Briefly, is my hon. Friend aware that in a national opinion poll that was undertaken yesterday, 55% of the British public wanted MPs to vote for the deal, whereas only 15% did not?
That revolution continues. It recalls our Glorious Revolution of 1688, when the nation broke with an attempt to align the then three kingdoms of the British Isles under James II with an existing European hegemon to create a new arrangement with the modern, free-trading Dutch, when Parliament reasserted the right of the people through the Bill of Rights to consent to its system of government. It is that right that was increasingly compromised in the EU, which attaches more importance to integration and central control than to democratic choice.
Some said that the EU would never allow the UK to leave EU control and to prosper. What the EU negotiators called “governance” became the fundamental difference of principle in the EU negotiations. The agreement may be less than many would have liked in many respects—let us remind ourselves that many of those extra barriers and checks have been imposed by the EU through its choice, not because we chose to accept them—but I pay tribute to my right hon. Friend the Prime Minister, who held absolutely firm on governance, insisting that the EU could only have free trade with the UK if it gave up its control over the UK. As the ERG legal advisory committee has confirmed, the agreement treats the EU and the UK as sovereign equals. I have no doubt that the EU will continue to do everything it can to assert what it intends the provisions of the agreement should mean. This is the new challenge. For two generations, our system became institutionalised by the EU, but we now have the reciprocal right to insist on our view of fair interpretation with equal vigour. We must do that, because only then can we seize the great opportunities that exist for our reborn nation.
I have a final word about Scotland. It is striking that although the Government have agreed an institutional framework for relations between Whitehall and Brussels, and even between this Parliament and the European Parliament, no such formal frameworks exist in our own country between the four Parliaments and the four Governments.

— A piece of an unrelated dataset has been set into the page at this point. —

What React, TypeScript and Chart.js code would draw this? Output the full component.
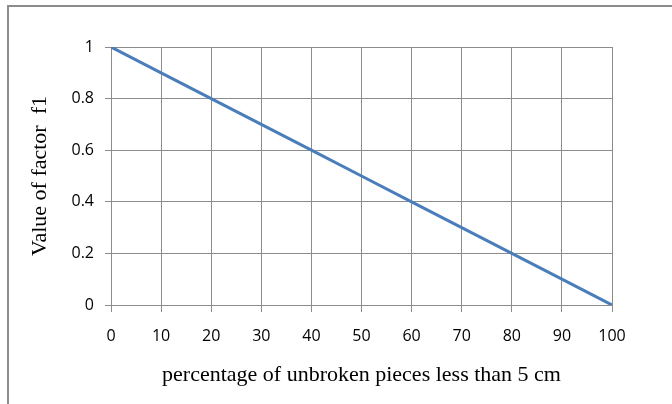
import React, { useEffect, useRef } from "react";
import { Chart, registerables } from "chart.js";

Chart.register(...registerables);

const xValues = [0, 10, 20, 30, 40, 50, 60, 70, 80, 90, 100];
const f1Values = [1, 0.9, 0.8, 0.7, 0.6, 0.5, 0.4, 0.3, 0.2, 0.1, 0];
const xTitle = "percentage of unbroken pieces less than 5 cm";
const yTitle = "Value of factor  f1";

export default function App() {
  const ref = useRef<HTMLCanvasElement | null>(null);

  useEffect(() => {
    document.body.style.margin = "0";
    document.body.style.overflow = "hidden";
    const canvas = ref.current;
    if (!canvas) return;
    const chart = new Chart(canvas, {
      type: "line",
      data: {
        datasets: [
          {
            data: xValues.map((x, i) => ({ x, y: f1Values[i] })),
            borderColor: "#4a7ebb",
            borderWidth: 3,
            pointRadius: 0,
            fill: false,
            tension: 0,
          },
        ],
      },
      options: {
        animation: false,
        responsive: false,
        maintainAspectRatio: false,
        layout: { padding: { left: 0, top: 47, right: 60, bottom: 0 } },
        plugins: { legend: { display: false }, tooltip: { enabled: false } },
        scales: {
          x: {
            type: "linear",
            min: 0,
            max: 100,
            ticks: {
              stepSize: 10,
              color: "#000",
              font: { family: "Open Sans", size: 16 },
              padding: 15,
            },
            grid: { color: "#8c8c8c", lineWidth: 1, tickLength: 7, drawTicks: true },
            border: { color: "#8c8c8c", width: 1 },
            title: {
              display: true,
              text: xTitle,
              color: "#000",
              font: { family: "Liberation Serif", size: 22 },
              padding: { top: 0, bottom: 16 },
            },
            afterFit: (s: any) => {
              s.height = 99;
            },
          },
          y: {
            type: "linear",
            min: 0,
            max: 1,
            ticks: {
              stepSize: 0.2,
              color: "#000",
              font: { family: "Open Sans", size: 16 },
              padding: 11,
              callback: (v: any) => String(Number(Number(v).toFixed(1))),
            },
            grid: { color: "#8c8c8c", lineWidth: 1, tickLength: 6 },
            border: { color: "#8c8c8c", width: 1 },
            title: {
              display: true,
              text: yTitle,
              color: "#000",
              font: { family: "Liberation Serif", size: 22 },
              padding: { top: 27, bottom: 0 },
            },
            afterFit: (s: any) => {
              s.width = 111;
            },
          },
        },
      },
    });
    return () => chart.destroy();
  }, []);

  return (
    <div style={{ position: "relative", width: 672, height: 404, overflow: "hidden", background: "#fff" }}>
      <div
        style={{
          position: "absolute",
          left: 7,
          top: 5,
          width: 700,
          height: 440,
          border: "2px solid #8c8c8c",
          boxSizing: "border-box",
        }}
      />
      <canvas ref={ref} width={672} height={404} style={{ position: "absolute", left: 0, top: 0, width: 672, height: 404 }} />
    </div>
  );
}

Those who want to strengthen the Union, and to strengthen trust within our own Union of Great Britain and Northern Ireland, must address that issue with urgency. I hope, as Chair of the Liaison Committee, to help the Government do precisely that.
Thank you, Madam Deputy Speaker, for allowing me to participate in this historic debate today. Thanks to this agreement, we will finally be leaving the European Union forever on new year’s eve, so perhaps Big Ben will bong for Brexit after all. Nigel Farage memorably said last week that “the war is over”. Well, sometimes, as you will well remember, Madam Deputy Speaker, it has felt like a war in this place. Perhaps we should now take on board the advice of the Prophet Isaiah who said:
“They shall beat their swords into plowshares, and their spears into pruning hooks; nation shall not lift up sword against nation, neither shall they learn war any more.”
In that case, I and my spartan friends should now lower our spears too, but perhaps keep them to hand just in case one day, someone—perhaps the Leader of the Opposition—should try and take us back in.
My colleagues in the European Research Group have fought long and hard for this day and we have sometimes been lampooned or even vilified by the remain-dominated electronic media for our trouble, when all we have ever wanted is one thing: to live in a free country that elects its own Government and makes its own laws here in Parliament, and then lives under them in peace. Now, thanks to the Prime Minister, who kept his word to the country and got Brexit done, who did exactly what it said on the tin, as our star chamber has verified, we can do that. What I call the battle for Brexit is now over. We won, but I suspect the battle for the Union is now about to begin.
We are about to write a new chapter in what Sir Winston Churchill called our “island story”, but now, after a truly epic struggle, we will do it as a free people. Despite all the brickbats we have endured for years—I think particularly of my hon. Friend the Member for Stone (Sir William Cash)—it was always worth the fight. Mel Gibson once made a very entertaining film but this is cry freedom for real, and now, finally, it is true.